Why Multiple Accounts Makes Sense in Canada
The Canadian banking market has a clear gap between institutions that are best for everyday transactions and institutions that are best for growing savings.
| Institution Type | Everyday Banking | Savings Rates |
|---|---|---|
| Big 5 banks | Good (branches, ATMs, full features) | Poor (0.01–0.50%) |
| Online banks (EQ Bank, Tangerine, Simplii) | Good (no fees, solid apps) | Excellent (2.50–4.00%) |
No single institution dominates both categories. The practical implication: keeping all your money at one bank means either paying unnecessary fees or accepting inferior savings rates — and often both.
A two-bank setup lets you optimise each function independently.
The Most Effective Account Combinations
Option 1: No-Fee Chequing + Best-Rate HISA (Most Popular)
Chequing: Tangerine, Simplii Financial, or EQ Bank — no monthly fee, unlimited transactions Savings: EQ Bank, Oaken Financial, or whichever institution currently has the best ongoing HISA rate
This is the most cost-efficient setup for most Canadians. Transfers between the two accounts take one business day via EFT (electronic funds transfer) or are instant via Interac e-Transfer. The interest difference on a $20,000 savings balance can be $500–$700 per year compared to leaving everything at a Big 5 bank.
Option 2: Big 5 Chequing + Online Savings
Chequing: Your primary Big 5 bank — for branch access, mortgage banking, and integrated investment accounts Savings: EQ Bank or another online HISA for your emergency fund and short-term savings
This works well if you have a mortgage or investment accounts at a Big 5 bank and want to keep those relationships, while still earning competitive rates on your cash savings. The slight inconvenience of moving money between institutions is worth it on meaningful balances.

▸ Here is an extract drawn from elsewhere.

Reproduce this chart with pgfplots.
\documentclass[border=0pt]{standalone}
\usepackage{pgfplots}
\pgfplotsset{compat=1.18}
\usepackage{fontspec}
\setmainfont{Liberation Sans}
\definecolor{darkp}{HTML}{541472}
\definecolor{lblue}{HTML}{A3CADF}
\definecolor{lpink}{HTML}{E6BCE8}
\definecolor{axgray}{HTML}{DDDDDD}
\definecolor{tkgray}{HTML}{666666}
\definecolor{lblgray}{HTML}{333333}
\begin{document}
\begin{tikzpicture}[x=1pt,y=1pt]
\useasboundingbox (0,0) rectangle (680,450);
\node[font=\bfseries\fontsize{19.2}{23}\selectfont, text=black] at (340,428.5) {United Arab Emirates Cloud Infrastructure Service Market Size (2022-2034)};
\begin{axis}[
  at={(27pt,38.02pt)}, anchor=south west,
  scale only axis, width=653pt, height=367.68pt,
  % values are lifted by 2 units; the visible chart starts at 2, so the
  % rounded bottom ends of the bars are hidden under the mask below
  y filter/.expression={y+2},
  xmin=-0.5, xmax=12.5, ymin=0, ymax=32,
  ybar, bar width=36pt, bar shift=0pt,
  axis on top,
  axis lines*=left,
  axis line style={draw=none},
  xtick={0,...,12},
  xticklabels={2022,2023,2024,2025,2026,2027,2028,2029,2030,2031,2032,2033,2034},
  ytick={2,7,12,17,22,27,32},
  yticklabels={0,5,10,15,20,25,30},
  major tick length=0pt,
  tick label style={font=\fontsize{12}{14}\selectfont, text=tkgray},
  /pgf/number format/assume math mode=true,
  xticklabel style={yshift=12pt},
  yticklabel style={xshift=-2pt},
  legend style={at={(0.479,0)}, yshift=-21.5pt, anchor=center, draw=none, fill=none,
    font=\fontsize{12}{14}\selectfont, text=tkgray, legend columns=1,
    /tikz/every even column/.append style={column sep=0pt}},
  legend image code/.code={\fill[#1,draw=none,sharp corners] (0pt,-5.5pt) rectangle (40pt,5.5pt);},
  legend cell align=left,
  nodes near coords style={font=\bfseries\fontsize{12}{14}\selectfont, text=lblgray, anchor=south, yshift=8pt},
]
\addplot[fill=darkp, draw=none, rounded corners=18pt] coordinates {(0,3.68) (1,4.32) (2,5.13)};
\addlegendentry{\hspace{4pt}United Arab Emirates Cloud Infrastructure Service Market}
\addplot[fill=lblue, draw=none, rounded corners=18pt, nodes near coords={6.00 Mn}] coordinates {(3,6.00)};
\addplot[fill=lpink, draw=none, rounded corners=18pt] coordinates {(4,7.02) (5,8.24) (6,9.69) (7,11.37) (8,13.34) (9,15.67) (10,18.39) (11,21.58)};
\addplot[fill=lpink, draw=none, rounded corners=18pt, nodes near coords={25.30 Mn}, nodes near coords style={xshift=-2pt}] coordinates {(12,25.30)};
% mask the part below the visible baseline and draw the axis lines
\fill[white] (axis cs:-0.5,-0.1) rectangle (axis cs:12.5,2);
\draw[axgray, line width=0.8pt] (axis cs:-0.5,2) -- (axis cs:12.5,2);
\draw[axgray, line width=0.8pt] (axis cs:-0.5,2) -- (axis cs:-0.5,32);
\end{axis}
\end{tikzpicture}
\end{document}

Option 3: Chequing + HISA + TFSA (Three Accounts)
A common three-account setup:
- Everyday chequing — spending, bills, direct deposit
- HISA — emergency fund (3–6 months of expenses), near-term savings goals
- TFSA savings account — longer-term tax-sheltered savings
The TFSA account earns interest sheltered from tax, while the HISA holds more liquid money you may need quickly. Some institutions offer both HISA and TFSA at competitive rates (EQ Bank does this well).
Option 4: Separate Accounts for Goals
Some people maintain separate named savings accounts for specific goals — vacation fund, home down payment, car replacement. Most online banks let you create multiple savings accounts with custom labels. This is a behavioural tool rather than a financial optimisation, but it is effective for people who find it easier to save when money is visually separated by purpose.

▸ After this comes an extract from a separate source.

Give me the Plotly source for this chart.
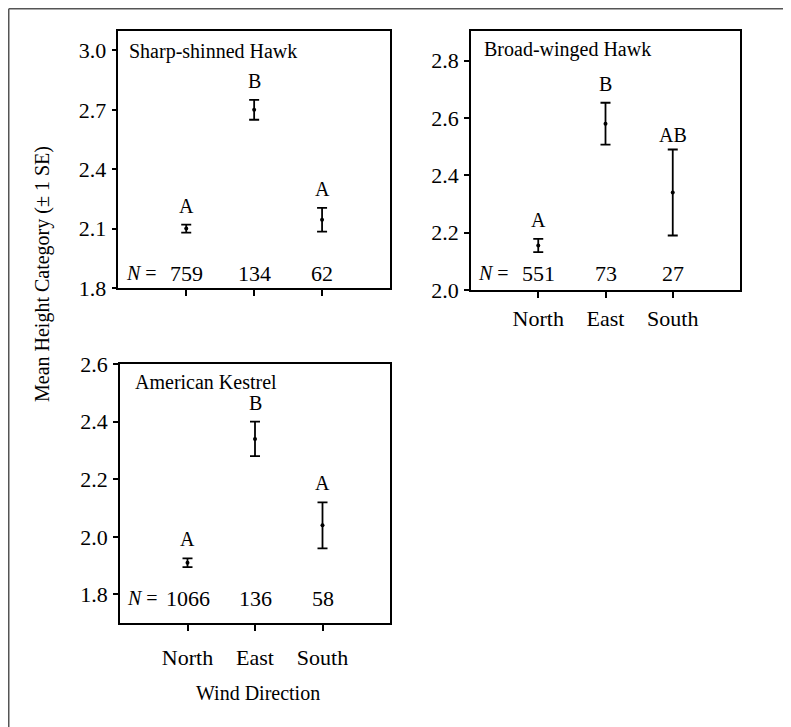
import plotly.graph_objects as go

# ---------------- data ----------------
directions = ["North", "East", "South"]

species = ["Sharp-shinned Hawk", "Broad-winged Hawk", "American Kestrel"]

ssh_mean = [2.10, 2.70, 2.145]
ssh_se = [0.02, 0.05, 0.06]
ssh_n = [759, 134, 62]
ssh_letters = ["A", "B", "A"]

bwh_mean = [2.155, 2.58, 2.34]
bwh_se = [0.023, 0.073, 0.15]
bwh_n = [551, 73, 27]
bwh_letters = ["A", "B", "AB"]

ak_mean = [1.91, 2.34, 2.04]
ak_se = [0.015, 0.06, 0.08]
ak_n = [1066, 136, 58]
ak_letters = ["A", "B", "A"]

ssh_ticks = [1.8, 2.1, 2.4, 2.7, 3.0]
bwh_ticks = [2.0, 2.2, 2.4, 2.6, 2.8]
ak_ticks = [1.8, 2.0, 2.2, 2.4, 2.6]

# ---------------- layout / style ----------------
W, H = 791, 727
OFF = 8  # page body margin
FONT = "Liberation Serif"
FS = 20
FS_NUM = 22


def fx(p):
    return (p - OFF) / W


def fy(p):
    return 1 - (p - OFF) / H


def px_x(a, b):
    return [fx(a), fx(b)]


def px_y(top, bottom):
    return [fy(bottom), fy(top)]


panels = [
    dict(name=species[0], mean=ssh_mean, se=ssh_se, n=ssh_n, letters=ssh_letters,
         ticks=ssh_ticks, yrange=[1.8, 3.1], xdom=px_x(118.3, 390), ydom=px_y(30.7, 288),
         xlabels=False, nrow=0.057, title_pos=(0.031, 0.918), standoff=2),
    dict(name=species[1], mean=bwh_mean, se=bwh_se, n=bwh_n, letters=bwh_letters,
         ticks=bwh_ticks, yrange=[2.0, 2.905], xdom=px_x(471, 740), ydom=px_y(30.5, 290),
         xlabels=True, nrow=0.064, title_pos=(0.04, 0.925), standoff=2),
    dict(name=species[2], mean=ak_mean, se=ak_se, n=ak_n, letters=ak_letters,
         ticks=ak_ticks, yrange=[1.7, 2.6], xdom=px_x(120, 390), ydom=px_y(364, 623.3),
         xlabels=True, nrow=0.096, title_pos=(0.047, 0.932), standoff=8),
]

fig = go.Figure()
annotations = []
layout_axes = {}
xpos = list(range(len(directions)))

for i, p in enumerate(panels):
    suffix = "" if i == 0 else str(i + 1)
    xa, ya = "x" + suffix, "y" + suffix
    fig.add_trace(go.Scatter(
        x=xpos, y=p["mean"], mode="markers",
        marker=dict(color="black", size=4),
        error_y=dict(type="data", array=p["se"], visible=True,
                     color="black", thickness=1.8, width=5),
        xaxis=xa, yaxis=ya, showlegend=False, hoverinfo="skip",
    ))
    layout_axes["xaxis" + suffix] = dict(
        domain=p["xdom"], anchor=ya, range=[-1, 3], automargin=False,
        tickvals=xpos, ticktext=directions, showticklabels=p["xlabels"],
        ticks="outside", ticklen=6, tickwidth=1.5, tickcolor="black",
        showline=True, linecolor="black", linewidth=1.5, mirror=True,
        showgrid=False, zeroline=False, ticklabelstandoff=p["standoff"],
        tickfont=dict(family=FONT, size=FS_NUM, color="black"),
    )
    layout_axes["yaxis" + suffix] = dict(
        domain=p["ydom"], anchor=xa, range=p["yrange"], automargin=False,
        tickvals=p["ticks"], tickformat=".1f",
        ticks="outside", ticklen=5, tickwidth=1.5, tickcolor="black",
        showline=True, linecolor="black", linewidth=1.5, mirror=True,
        showgrid=False, zeroline=False, ticklabelstandoff=1,
        tickfont=dict(family=FONT, size=FS_NUM, color="black"),
    )
    # panel title
    annotations.append(dict(
        text=p["name"], xref=xa + " domain", yref=ya + " domain",
        x=p["title_pos"][0], y=p["title_pos"][1], xanchor="left", yanchor="middle",
        showarrow=False, font=dict(family=FONT, size=FS, color="black")))
    # significance letters
    for xi, m, s, lab in zip(xpos, p["mean"], p["se"], p["letters"]):
        annotations.append(dict(
            text=lab, x=xi, y=m + s, xref=xa, yref=ya, yanchor="middle",
            yshift=15 if len(lab) > 1 else 19,
            showarrow=False, font=dict(family=FONT, size=FS, color="black")))
    # sample sizes
    annotations.append(dict(
        text="<i>N</i> =", x=-0.92, y=p["nrow"], xref=xa, yref=ya + " domain",
        xanchor="left", yanchor="middle", showarrow=False,
        font=dict(family=FONT, size=FS, color="black")))
    for xi, nv in zip(xpos, p["n"]):
        annotations.append(dict(
            text=str(nv), x=xi, y=p["nrow"], xref=xa, yref=ya + " domain",
            xanchor="center", yanchor="middle", showarrow=False,
            font=dict(family=FONT, size=FS_NUM, color="black")))

# axis titles
annotations.append(dict(
    text="Mean Height Category (± 1 SE)", x=fx(43), y=fy(274),
    xref="paper", yref="paper", textangle=-90, showarrow=False,
    xanchor="center", yanchor="middle", font=dict(family=FONT, size=FS, color="black")))
annotations.append(dict(
    text="Wind Direction", x=fx(258.5), y=fy(693),
    xref="paper", yref="paper", showarrow=False,
    xanchor="center", yanchor="middle", font=dict(family=FONT, size=FS, color="black")))

# outer frame of the figure (top and left edges visible)
bx, by = fx(OFF + 0.75), fy(OFF + 0.75)
shapes = [
    dict(type="line", xref="paper", yref="paper", x0=bx, x1=1, y0=by, y1=by,
         line=dict(color="#555555", width=1.5)),
    dict(type="line", xref="paper", yref="paper", x0=bx, x1=bx, y0=0, y1=by,
         line=dict(color="#555555", width=1.5)),
]

fig.update_layout(
    width=W, height=H, margin=dict(l=0, r=0, t=0, b=0, autoexpand=False),
    paper_bgcolor="white", plot_bgcolor="white",
    font=dict(family=FONT, size=FS, color="black"),
    annotations=annotations, shapes=shapes, showlegend=False,
    **layout_axes,
)

fig.write_html("out.html")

How Many Accounts Is Too Many?
There is no universal answer, but complexity has a cost. Beyond three or four accounts, the administrative overhead of tracking balances, monitoring statements, and managing transfers typically outweighs the benefit.
| Number of Accounts | Generally Makes Sense For |
|---|---|
| 1 | Simplicity-first approach; accepts the trade-off on savings rates |
| 2 | Most people — one for spending, one for savings |
| 3 | One spending account + HISA + TFSA savings; or two chequing accounts for different purposes |
| 4–5 | Goal-based savers with specific allocations; small business owners separating personal and business |
| 6+ | Usually unnecessary for personal banking; increases the chance of forgotten accounts, unclaimed balances, and administrative friction |
CDIC Coverage Across Multiple Accounts
CDIC insures deposits up to $100,000 per depositor per insured category at each member institution. Accounts at different CDIC member institutions are separately covered — so $100,000 at EQ Bank and $100,000 at Tangerine are each fully insured independently.
Within a single institution, coverage is separated by category:
| CDIC Category | Coverage Limit |
|---|---|
| Personal deposits (chequing, savings) | $100,000 |
| TFSA deposits | $100,000 |
| RRSP deposits | $100,000 |
| RRIF deposits | $100,000 |
| Joint deposits | $100,000 |
A single person could hold $500,000 at one CDIC member institution and have it fully insured by spreading it across these five categories. For details, see the full guide to CDIC deposit insurance.
Practical Considerations
Direct deposit: Your employer needs your institution number, transit number, and account number. Most payroll systems only send a direct deposit to one account. If you want to split your paycheque automatically, you can either use your bank’s account distribution features (some offer percentage-based splitting) or set up an automatic transfer on payday from your chequing account to your savings account.
CRA direct deposit: The CRA deposits tax refunds, GST/HST credits, and the Canada Child Benefit to one designated account. Update it through My Account on the CRA website if you change your primary account.
Overdraft protection: Overdraft protection at a secondary account you do not monitor closely can create problems. Only set up overdraft protection on accounts you actively use and check regularly.
Dormant accounts: Accounts with no activity for a prolonged period may become dormant and eventually subject to unclaimed balances rules. If you open multiple accounts, set a calendar reminder to review them at least annually, even if just to check the balance and confirm they are still active.